Precious metals were also looking to regain their footing after sharp falls, with silver clawing back a 0.5 percent gain to $71.61 having plunged as much as 10 percent. Gold was up 0.9 percent at $4,815.19 after an earlier decline of 2.4 percent.

China's UBS SDIC Silver Futures fund 161226.SZ, which has recently emerged as an important marker of the rout in precious metals, was suspended for an hour at the start of trading to protect investors after falling by its maximum 10 percent for several days. The fund promptly fell by the same magnitude when it reopened on Friday.

"You've seen a lot of these big crowded positions being unwound very, very aggressively and that's led to massive flows," said Chris Weston, head of research at Pepperstone Group in Melbourne.

"We're getting to a stage where we could see, later this year, casualties," he added.

"Certain businesses - not the Mag7 - but for some of the smaller businesses, the capital markets may not be so kind," he said, referring to the so-called Magnificent Seven mega-cap technology stocks.

The S&P 500 software and services index dropped 4.6 percent, having shed about $1 trillion in market value since January 28, in a selloff dubbed "software-mageddon."

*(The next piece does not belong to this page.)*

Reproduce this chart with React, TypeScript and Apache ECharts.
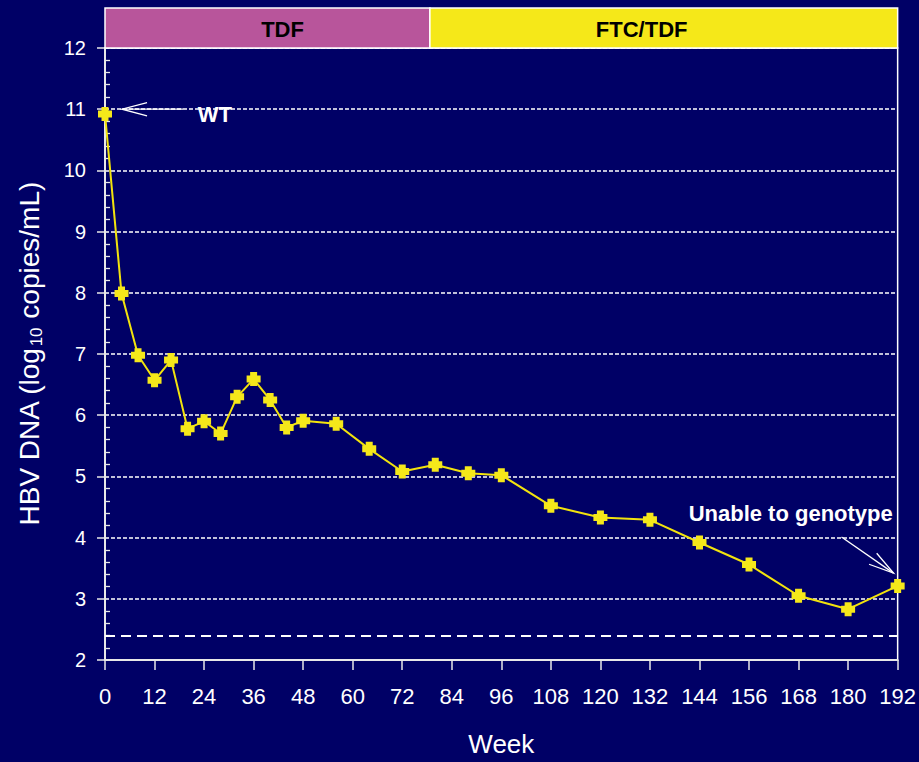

Amazon shares tumbled 11.5 percent in after-hours trading on Thursday after it projected a surge of more than 50 percent in capital expenditures this year.

Asian stocks were volatile, with some investors seemingly looking for cheaper entry points amid the broad losses. An initial 5 percent dive for South Korea's Kospi, which triggered a brief trading halt, was pared to 2.3 percent by midday.

Japanese stocks rose, with the Nikkei 225 up 0.3 percent, while China's Shanghai Composite  eked out a 0.1 percent increase.

Indonesian stocks opened 2 percent lower after Moody's lowered its outlook on the country's credit rating, citing reduced predictability in policymaking days after MSCI flagged transparency issues that triggered a market rout of more than $80 billion.

On the US monetary policy front, the market is starting to bet on an increased likelihood of a rate cut by the Federal Reserve at its next meeting, though most still expect it to remain on hold.

Fed funds futures are pricing a 22.7 percent probability of a 25-basis-point cut at the two-day meeting that ends on March 18, compared with a 9.4 percent chance a day earlier, according to the CME Group's FedWatch tool.

The US dollar index, which measures the greenback's strength against a basket of six currencies, was flat at 97.92. The yield on the US 10-year Treasury bond fell 2.8 basis points to 4.18 percent.

The yen rallied 0.2 percent to 156.75 against the dollar and Japanese government bonds attracted buyers across the curve ahead of Sunday's election.

In energy markets, Brent crude edged up 0.2 percent to $67.71.